Yanıt: Biz ölüyoruz çünkü yollarımızın kaldıramayacağı kadar sürat yapıyoruz. Bizim yollarımız, alt yapımız, yapılan sürat için yeterli değildir. Bizim ülkemizde sürat en öne çıkan ölüm nedenidir trafikte. İddia ediyorum, sürat limitlerine uyulursa bu tür ölümlü kazlar en aza indirgenir. Sürat artıkça sürücünün sürüş güvenliği azalmaktadır. 35 kilometre süratle giden bir araçta sürücünün görüş açısı 104 derecedir. Ancak siz bu 35 kilometreyi 65 kilometreye çıkardığınız anda görüş açınız 70 dereceye düşüyor, eğer siz 130 kilometre hıza ulaşırsanız o zaman görüş mesafeniz daha da daralır ve 40 derece açıyla görürsünüz. Bir tünelde araç kullanmak gibi olur. Yol kenarlarında olan herhangi canlıyı görmeniz imkansızdır ve en küçük olumsuzlukta da kaza yaparsınız. Bizim ülkemizde 130 kilometre araç kullanan çok sayıda sürücü bulunmaktadır.” 

Arabaların camındaki yazılar yasal değil…

Soru: Bazı araçların arka camlarında veya kaportalarında ilginç yazılar var. Bu yasal mıdır? Değilse bu araçlar neden trafikten men edilmiyorlar?

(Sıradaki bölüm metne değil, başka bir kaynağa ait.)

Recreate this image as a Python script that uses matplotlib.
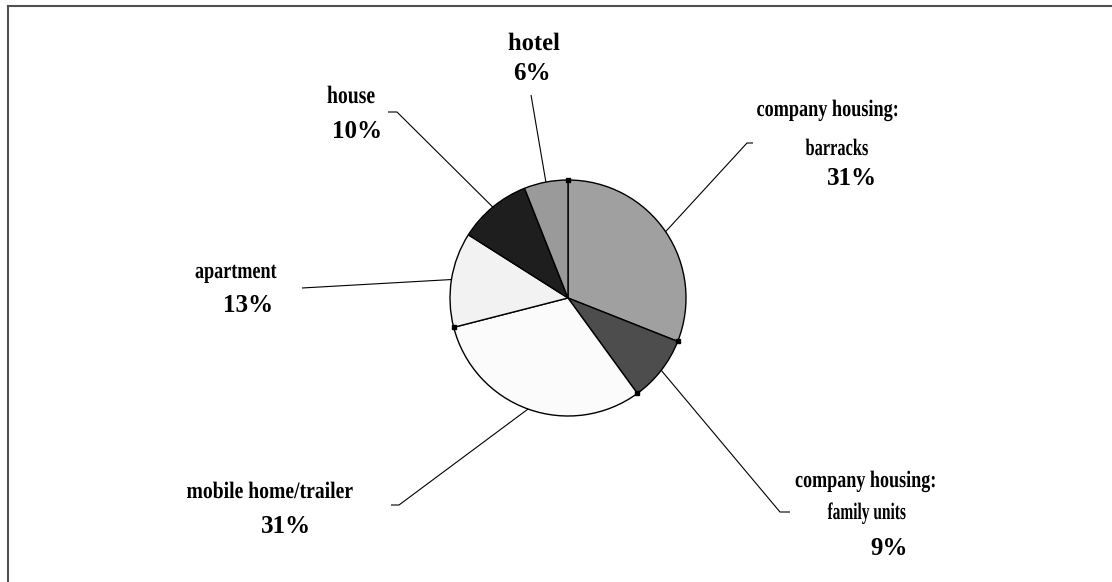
import numpy as np
import matplotlib.pyplot as plt
from matplotlib import patheffects as pe
from matplotlib.transforms import Affine2D

# housing type shares (%), clockwise from 12 o'clock
names = [
    ["company housing:", "barracks"],
    ["company housing:", "family units"],
    ["mobile home/trailer"],
    ["apartment"],
    ["house"],
    ["hotel"],
]
shares = [31, 9, 31, 13, 10, 6]
colors = ["#a0a0a0", "#4d4d4d", "#fbfbfb", "#f2f2f2", "#1e1e1e", "#9a9a9a"]

W, H = 1112, 582
cx, cy, R = 568, 298, 118

# label layout in pixels: (x centre, baseline, squeezed width) per name line
name_pos = [
    [(828, 116, 143), (837, 155, 63)],
    [(866, 487, 142), (867, 519, 79)],
    [(270, 498, 167)],
    [(236, 278, 82)],
    [(351, 103, 48)],
    [(534, 50, 52)],
]
name_size = [17, 17, 17, 17, 18, 18]
pct_pos = [(852, 185), (889, 555), (286, 533), (248, 312), (357, 138), (532, 80)]
leaders = [
    [(747, 143), (753, 143)],
    [(780, 512), (790, 512)],
    [(399, 505), (391, 505)],
    [(302, 288)],
    [(397, 112), (388, 112)],
    [(531, 95)],
]


class Squeeze(pe.AbstractPathEffect):
    """Narrow the glyphs horizontally around the text anchor."""

    def __init__(self, anchor_x):
        super().__init__()
        self.sx = 1.0
        self.anchor_x = anchor_x

    def draw_path(self, renderer, gc, tpath, affine, rgbFace=None):
        x0 = self.anchor_x()
        sq = Affine2D().translate(-x0, 0).scale(self.sx, 1).translate(x0, 0)
        renderer.draw_path(gc, tpath, affine + sq, rgbFace)


fig = plt.figure(figsize=(W / 100, H / 100), dpi=100)
ax = fig.add_axes([0, 0, 1, 1])

# y axis runs downward, so counterclockwise in data is clockwise on screen
ax.pie(shares, colors=colors, startangle=-90, counterclock=True,
       center=(cx, cy), radius=R,
       wedgeprops=dict(edgecolor="black", linewidth=1.0))
ax.set_xlim(0, W)
ax.set_ylim(H, 0)
ax.set_aspect("auto")
ax.axis("off")

frac = np.cumsum(shares) / np.sum(shares)
starts = np.concatenate([[0], frac[:-1]])
mids = (starts + frac) / 2


def edge(f, r=R):
    a = 2 * np.pi * f
    return cx + r * np.sin(a), cy - r * np.cos(a)


# leader lines from slice edge to label
for m, pts in zip(mids, leaders):
    xs, ys = zip(edge(m), *pts)
    ax.plot(xs, ys, color="black", lw=0.8, solid_capstyle="butt")

# little handles on the slice boundaries
for f in [0, frac[0], frac[1], frac[2]]:
    x, y = edge(f)
    ax.plot(x, y, "s", ms=3, color="black")

font = dict(family="Liberation Serif", weight="bold", ha="center", va="baseline")
squeezed = []
for i, (lines, pos) in enumerate(zip(names, name_pos)):
    for txt, (x, y, w) in zip(lines, pos):
        eff = Squeeze(lambda x=x, y=y: ax.transData.transform((x, y))[0])
        t = ax.text(x, y, txt, fontsize=name_size[i], path_effects=[eff], **font)
        squeezed.append((t, eff, w))
    px, py = pct_pos[i]
    ax.text(px, py, f"{shares[i]}%", fontsize=18, **font)

renderer = fig.canvas.get_renderer()
for t, eff, w in squeezed:
    natural = t.get_window_extent(renderer).width
    eff.sx = min(1.0, w / natural)

# frame edges along top and left
ax.plot([8, W], [6, 6], color="#505050", lw=1.5, clip_on=False)
ax.plot([8, 8], [6, H], color="#505050", lw=1.5, clip_on=False)

fig.savefig("out.png", dpi=100, facecolor="white")
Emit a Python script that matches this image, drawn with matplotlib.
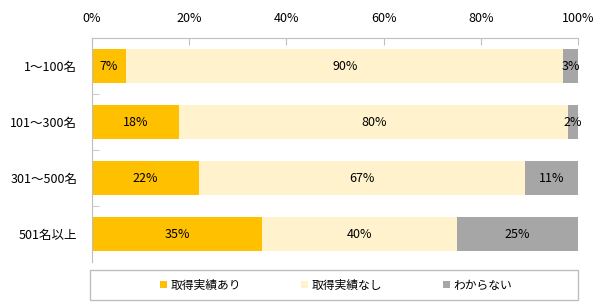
import matplotlib
matplotlib.use("Agg")
import matplotlib.pyplot as plt
from matplotlib.patches import Rectangle
import numpy as np

plt.rcParams['font.family'] = ['Noto Sans CJK JP', 'DejaVu Sans']
plt.rcParams['font.size'] = 9

# data
categories = ['1～100名', '101～300名', '301～500名', '501名以上']
series_names = ['取得実績あり', '取得実績なし', 'わからない']
yes_vals = [7, 18, 22, 35]
no_vals = [90, 80, 67, 40]
unknown_vals = [3, 2, 11, 25]
colors = ['#FFC000', '#FFF2CC', '#A6A6A6']

fig = plt.figure(figsize=(6.08, 3.08), dpi=100)
# axes placed in pixel terms: x 92..578, y 38..262 (top origin)
ax = fig.add_axes([92 / 608, (308 - 262) / 308, (578 - 92) / 608, (262 - 38) / 308])

y = np.arange(len(categories))
left = np.zeros(len(categories))
for vals, name, col in zip([yes_vals, no_vals, unknown_vals], series_names, colors):
    vals = np.array(vals, dtype=float)
    ax.barh(y, vals, left=left, height=0.59, color=col, label=name)
    for yi, l, v in zip(y, left, vals):
        ax.text(l + v / 2, yi, f'{int(v)}%', ha='center', va='center', fontsize=9, color='#000000')
    left += vals

ax.set_xlim(0, 100)
ax.set_ylim(len(categories) - 0.5, -0.5)
ax.set_yticks(y)
ax.set_yticklabels(categories)
ax.set_yticks(np.arange(0.5, len(categories) - 1, 1), minor=True)
ax.tick_params(axis='y', which='major', length=0, pad=10.5)
ax.tick_params(axis='y', which='minor', direction='in', length=5, color='#BFBFBF')

ax.xaxis.tick_top()
ax.set_xticks(np.arange(0, 101, 20))
ax.set_xticklabels([f'{v}%' for v in range(0, 101, 20)])
ax.tick_params(axis='x', direction='in', length=5, color='#BFBFBF', pad=9)

for s in ['right', 'bottom']:
    ax.spines[s].set_visible(False)
for s in ['top', 'left']:
    ax.spines[s].set_color('#BFBFBF')

# legend with its own frame
fig.patches.append(Rectangle((90 / 608, 8 / 308), (578 - 90) / 608, 30 / 308,
                             transform=fig.transFigure, fill=False, edgecolor='#BFBFBF', lw=1))
fig.legend(loc='center', bbox_to_anchor=(336 / 608, 23 / 308), ncol=3, frameon=False,
           handlelength=0.6, handleheight=0.6, handletextpad=0.3, columnspacing=5.1, fontsize=8.5)

fig.savefig('out.png', dpi=100)
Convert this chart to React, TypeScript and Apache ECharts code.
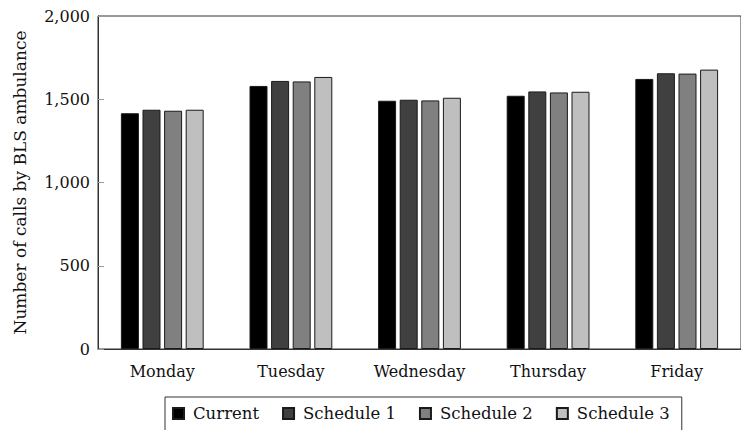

Yanıt: Bu kesinlikle yasal değildir. Bu tür yazıları araçlara yazmamamız gerekmektedir. Üstelik araç muayenede de yasaktır ve hemen sökülmesi gerekir. Trafikte gördüğümüz tüm araçlara ceza uyguluyoruz. Özellikle egzozlar kural dışı olmamalı, kamunun genelini rahatsız edecek şekilde egzoz yapımı kullanıyorlar bu tür araçlara ise el koyuyoruz. Bu konuda hiç affımız yok. Bu tür modifiyeli egzozu olan gençleri uyarıyorum: Araçlarınıza el  konulmasını istemiyorsanız bu egzozları sökün ve yasal hale getirin.